From the listing below, pull out every line where the string "this" appears.

── Records provided ──

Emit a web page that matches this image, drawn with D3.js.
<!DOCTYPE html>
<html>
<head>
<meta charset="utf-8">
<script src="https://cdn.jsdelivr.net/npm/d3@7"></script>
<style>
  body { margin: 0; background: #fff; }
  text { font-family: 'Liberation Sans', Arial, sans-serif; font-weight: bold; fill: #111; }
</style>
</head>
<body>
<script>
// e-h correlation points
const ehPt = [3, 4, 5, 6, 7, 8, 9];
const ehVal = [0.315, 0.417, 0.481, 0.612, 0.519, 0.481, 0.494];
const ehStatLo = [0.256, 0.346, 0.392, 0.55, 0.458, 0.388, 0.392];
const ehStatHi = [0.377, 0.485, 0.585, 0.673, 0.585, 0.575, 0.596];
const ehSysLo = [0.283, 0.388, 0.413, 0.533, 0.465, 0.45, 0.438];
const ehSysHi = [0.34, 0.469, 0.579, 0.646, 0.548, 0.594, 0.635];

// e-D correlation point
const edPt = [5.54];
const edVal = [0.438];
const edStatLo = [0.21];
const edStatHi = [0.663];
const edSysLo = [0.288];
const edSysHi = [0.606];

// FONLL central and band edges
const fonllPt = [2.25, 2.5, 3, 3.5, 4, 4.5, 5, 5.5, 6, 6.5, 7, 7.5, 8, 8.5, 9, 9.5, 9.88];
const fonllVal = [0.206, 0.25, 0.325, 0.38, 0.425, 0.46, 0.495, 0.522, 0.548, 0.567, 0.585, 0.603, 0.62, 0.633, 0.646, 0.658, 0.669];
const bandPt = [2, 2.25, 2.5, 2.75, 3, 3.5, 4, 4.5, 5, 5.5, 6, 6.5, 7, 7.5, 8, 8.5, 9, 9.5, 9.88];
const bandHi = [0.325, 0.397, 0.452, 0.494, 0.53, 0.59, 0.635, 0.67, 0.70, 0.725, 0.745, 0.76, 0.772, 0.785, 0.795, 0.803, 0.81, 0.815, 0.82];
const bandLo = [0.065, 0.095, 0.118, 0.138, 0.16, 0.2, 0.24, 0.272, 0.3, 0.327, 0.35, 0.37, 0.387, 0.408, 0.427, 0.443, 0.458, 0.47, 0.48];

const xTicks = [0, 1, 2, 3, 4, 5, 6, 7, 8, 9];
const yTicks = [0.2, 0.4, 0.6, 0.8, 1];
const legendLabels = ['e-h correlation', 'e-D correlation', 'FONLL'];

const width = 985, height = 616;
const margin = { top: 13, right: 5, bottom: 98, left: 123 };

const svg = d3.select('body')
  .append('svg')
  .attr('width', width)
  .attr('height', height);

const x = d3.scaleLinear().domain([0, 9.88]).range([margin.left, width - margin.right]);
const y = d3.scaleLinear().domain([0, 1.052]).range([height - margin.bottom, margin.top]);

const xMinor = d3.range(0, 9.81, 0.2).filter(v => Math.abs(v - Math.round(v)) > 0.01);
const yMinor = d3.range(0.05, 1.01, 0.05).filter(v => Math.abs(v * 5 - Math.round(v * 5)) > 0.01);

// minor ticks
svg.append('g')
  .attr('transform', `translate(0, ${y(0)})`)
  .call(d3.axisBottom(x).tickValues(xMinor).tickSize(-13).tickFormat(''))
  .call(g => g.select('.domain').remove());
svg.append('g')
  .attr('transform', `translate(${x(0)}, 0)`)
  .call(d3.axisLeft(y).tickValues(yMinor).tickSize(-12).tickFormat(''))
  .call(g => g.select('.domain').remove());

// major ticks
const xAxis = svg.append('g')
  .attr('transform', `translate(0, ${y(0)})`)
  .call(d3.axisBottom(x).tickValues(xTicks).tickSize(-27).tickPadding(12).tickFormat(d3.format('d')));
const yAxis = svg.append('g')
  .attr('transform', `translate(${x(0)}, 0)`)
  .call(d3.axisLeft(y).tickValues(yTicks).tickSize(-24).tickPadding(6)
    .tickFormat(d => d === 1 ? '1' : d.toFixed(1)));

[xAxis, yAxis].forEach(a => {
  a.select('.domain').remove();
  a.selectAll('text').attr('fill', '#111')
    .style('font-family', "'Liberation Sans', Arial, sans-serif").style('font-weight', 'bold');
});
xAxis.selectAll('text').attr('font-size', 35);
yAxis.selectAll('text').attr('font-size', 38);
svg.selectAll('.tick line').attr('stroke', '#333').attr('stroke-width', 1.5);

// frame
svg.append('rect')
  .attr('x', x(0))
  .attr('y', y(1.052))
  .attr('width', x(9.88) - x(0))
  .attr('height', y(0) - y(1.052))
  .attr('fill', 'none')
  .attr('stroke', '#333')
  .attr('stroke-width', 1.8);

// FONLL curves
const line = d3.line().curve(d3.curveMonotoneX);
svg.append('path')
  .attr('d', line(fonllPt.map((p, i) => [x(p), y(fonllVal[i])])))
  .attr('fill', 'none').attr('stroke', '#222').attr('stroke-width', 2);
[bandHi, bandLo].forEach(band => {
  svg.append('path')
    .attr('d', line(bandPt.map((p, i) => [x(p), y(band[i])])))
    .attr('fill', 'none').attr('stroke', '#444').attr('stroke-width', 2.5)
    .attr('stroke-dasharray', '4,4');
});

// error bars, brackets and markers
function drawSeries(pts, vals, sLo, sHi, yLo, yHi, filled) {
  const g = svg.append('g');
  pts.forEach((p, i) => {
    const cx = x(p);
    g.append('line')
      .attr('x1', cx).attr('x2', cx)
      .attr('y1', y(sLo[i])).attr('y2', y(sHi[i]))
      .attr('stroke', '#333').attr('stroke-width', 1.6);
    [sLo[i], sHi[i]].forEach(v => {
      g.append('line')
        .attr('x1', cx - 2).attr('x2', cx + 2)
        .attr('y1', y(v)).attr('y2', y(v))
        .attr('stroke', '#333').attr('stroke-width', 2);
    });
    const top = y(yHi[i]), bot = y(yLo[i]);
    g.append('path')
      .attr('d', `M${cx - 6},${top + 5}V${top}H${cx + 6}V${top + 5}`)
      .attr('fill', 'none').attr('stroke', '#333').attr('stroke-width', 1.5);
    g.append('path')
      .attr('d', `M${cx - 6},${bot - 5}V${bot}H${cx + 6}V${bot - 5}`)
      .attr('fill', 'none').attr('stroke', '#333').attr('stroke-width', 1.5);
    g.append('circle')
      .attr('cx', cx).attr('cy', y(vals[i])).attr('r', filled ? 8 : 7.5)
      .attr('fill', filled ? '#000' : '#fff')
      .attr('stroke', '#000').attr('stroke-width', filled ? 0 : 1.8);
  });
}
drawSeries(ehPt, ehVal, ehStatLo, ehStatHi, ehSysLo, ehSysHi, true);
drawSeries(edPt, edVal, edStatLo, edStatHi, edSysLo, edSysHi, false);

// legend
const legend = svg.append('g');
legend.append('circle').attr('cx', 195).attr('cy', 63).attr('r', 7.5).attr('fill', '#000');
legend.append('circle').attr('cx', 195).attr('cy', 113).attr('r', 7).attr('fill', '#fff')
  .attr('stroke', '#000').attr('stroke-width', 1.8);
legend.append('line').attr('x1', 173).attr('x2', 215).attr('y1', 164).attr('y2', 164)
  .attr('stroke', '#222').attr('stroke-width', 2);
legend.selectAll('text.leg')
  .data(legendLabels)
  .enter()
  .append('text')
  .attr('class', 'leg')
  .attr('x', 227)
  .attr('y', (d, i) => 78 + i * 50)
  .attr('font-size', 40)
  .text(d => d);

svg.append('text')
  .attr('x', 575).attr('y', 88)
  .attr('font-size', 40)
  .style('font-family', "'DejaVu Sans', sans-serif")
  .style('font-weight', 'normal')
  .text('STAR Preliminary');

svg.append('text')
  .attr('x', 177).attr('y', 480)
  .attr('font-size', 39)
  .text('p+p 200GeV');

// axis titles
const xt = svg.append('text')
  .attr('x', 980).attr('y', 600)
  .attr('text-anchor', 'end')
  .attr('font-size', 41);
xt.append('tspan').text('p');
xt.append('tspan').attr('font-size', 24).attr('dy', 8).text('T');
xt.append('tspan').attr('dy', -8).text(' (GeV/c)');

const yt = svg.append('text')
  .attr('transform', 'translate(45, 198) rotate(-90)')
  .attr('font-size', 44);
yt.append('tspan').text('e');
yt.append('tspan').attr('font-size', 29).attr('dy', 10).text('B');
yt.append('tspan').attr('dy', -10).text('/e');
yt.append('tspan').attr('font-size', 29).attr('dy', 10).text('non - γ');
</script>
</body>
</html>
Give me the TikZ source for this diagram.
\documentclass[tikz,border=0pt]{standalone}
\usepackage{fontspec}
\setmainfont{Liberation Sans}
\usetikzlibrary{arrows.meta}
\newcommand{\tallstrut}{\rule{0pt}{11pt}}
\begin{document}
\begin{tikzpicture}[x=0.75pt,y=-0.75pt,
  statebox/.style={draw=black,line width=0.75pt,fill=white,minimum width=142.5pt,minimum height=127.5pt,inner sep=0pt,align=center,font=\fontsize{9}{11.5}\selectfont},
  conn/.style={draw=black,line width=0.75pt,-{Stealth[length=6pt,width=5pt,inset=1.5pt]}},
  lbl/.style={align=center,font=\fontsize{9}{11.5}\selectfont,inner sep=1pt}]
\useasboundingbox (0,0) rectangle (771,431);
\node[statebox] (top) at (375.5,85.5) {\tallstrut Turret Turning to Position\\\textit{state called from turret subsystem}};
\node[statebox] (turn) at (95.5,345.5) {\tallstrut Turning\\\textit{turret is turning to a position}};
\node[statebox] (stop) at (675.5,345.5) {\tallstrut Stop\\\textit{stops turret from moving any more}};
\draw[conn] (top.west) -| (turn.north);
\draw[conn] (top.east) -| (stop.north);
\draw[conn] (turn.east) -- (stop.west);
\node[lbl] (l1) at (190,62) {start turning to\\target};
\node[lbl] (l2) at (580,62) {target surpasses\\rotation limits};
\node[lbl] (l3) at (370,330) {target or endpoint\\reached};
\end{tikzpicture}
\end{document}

───

Full solution:
Emit a web page that matches this image, drawn with D3.js.
Give me the TikZ source for this diagram.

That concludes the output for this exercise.